- GIVEN DATA -
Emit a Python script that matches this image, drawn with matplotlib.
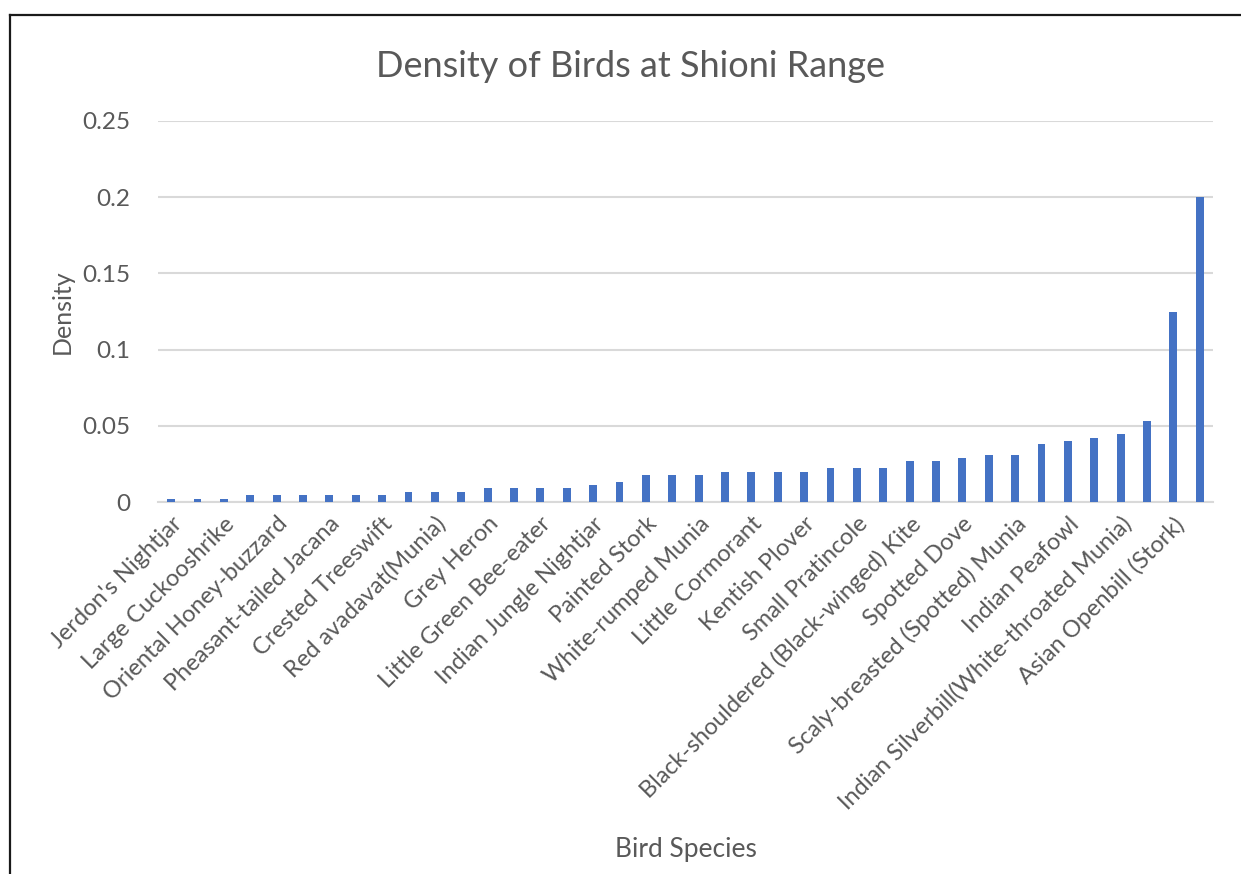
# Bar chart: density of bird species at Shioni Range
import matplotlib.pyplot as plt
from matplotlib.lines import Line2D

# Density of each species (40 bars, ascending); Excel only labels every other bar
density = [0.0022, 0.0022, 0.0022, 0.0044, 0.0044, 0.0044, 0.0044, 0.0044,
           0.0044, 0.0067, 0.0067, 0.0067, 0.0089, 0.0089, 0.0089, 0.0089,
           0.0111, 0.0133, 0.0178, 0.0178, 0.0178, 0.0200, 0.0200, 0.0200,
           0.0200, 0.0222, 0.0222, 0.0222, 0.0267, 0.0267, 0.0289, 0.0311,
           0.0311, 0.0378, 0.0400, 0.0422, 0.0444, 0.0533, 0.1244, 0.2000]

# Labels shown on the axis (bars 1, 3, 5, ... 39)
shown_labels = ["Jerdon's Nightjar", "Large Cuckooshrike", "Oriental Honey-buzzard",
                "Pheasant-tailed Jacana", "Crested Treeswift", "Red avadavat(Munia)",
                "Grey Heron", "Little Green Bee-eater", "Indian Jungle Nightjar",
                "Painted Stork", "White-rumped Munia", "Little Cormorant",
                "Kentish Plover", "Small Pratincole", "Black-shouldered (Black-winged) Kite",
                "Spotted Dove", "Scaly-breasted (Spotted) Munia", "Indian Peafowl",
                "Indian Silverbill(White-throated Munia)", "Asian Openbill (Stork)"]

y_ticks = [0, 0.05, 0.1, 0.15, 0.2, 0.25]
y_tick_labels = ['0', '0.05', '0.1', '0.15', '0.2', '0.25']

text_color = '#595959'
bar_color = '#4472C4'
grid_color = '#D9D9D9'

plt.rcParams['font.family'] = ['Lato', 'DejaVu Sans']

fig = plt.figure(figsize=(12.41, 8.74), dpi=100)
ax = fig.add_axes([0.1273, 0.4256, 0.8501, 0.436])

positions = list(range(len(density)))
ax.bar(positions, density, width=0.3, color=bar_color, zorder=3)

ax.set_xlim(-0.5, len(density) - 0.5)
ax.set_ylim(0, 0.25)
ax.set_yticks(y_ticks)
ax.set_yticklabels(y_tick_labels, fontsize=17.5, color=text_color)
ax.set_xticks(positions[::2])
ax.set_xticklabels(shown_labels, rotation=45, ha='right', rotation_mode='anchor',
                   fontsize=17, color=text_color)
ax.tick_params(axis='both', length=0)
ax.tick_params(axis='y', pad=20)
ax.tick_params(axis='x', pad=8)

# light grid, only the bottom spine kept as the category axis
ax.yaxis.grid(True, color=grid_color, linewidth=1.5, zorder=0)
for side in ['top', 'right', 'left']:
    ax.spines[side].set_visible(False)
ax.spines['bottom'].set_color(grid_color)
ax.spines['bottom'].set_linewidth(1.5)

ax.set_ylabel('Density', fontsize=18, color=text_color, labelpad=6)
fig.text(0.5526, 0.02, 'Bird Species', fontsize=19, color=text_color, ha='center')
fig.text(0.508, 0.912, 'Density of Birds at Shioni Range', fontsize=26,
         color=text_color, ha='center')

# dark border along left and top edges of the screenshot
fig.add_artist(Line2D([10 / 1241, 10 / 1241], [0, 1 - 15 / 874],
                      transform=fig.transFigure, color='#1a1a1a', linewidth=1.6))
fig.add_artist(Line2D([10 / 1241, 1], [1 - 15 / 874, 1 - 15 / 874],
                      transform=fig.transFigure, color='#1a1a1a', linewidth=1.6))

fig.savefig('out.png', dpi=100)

- WHAT THE TASK REQUIRES -
Gather each line that holds "matplotlib".

- ANSWER IN FULL -
Emit a Python script that matches this image, drawn with matplotlib.
import matplotlib.pyplot as plt
from matplotlib.lines import Line2D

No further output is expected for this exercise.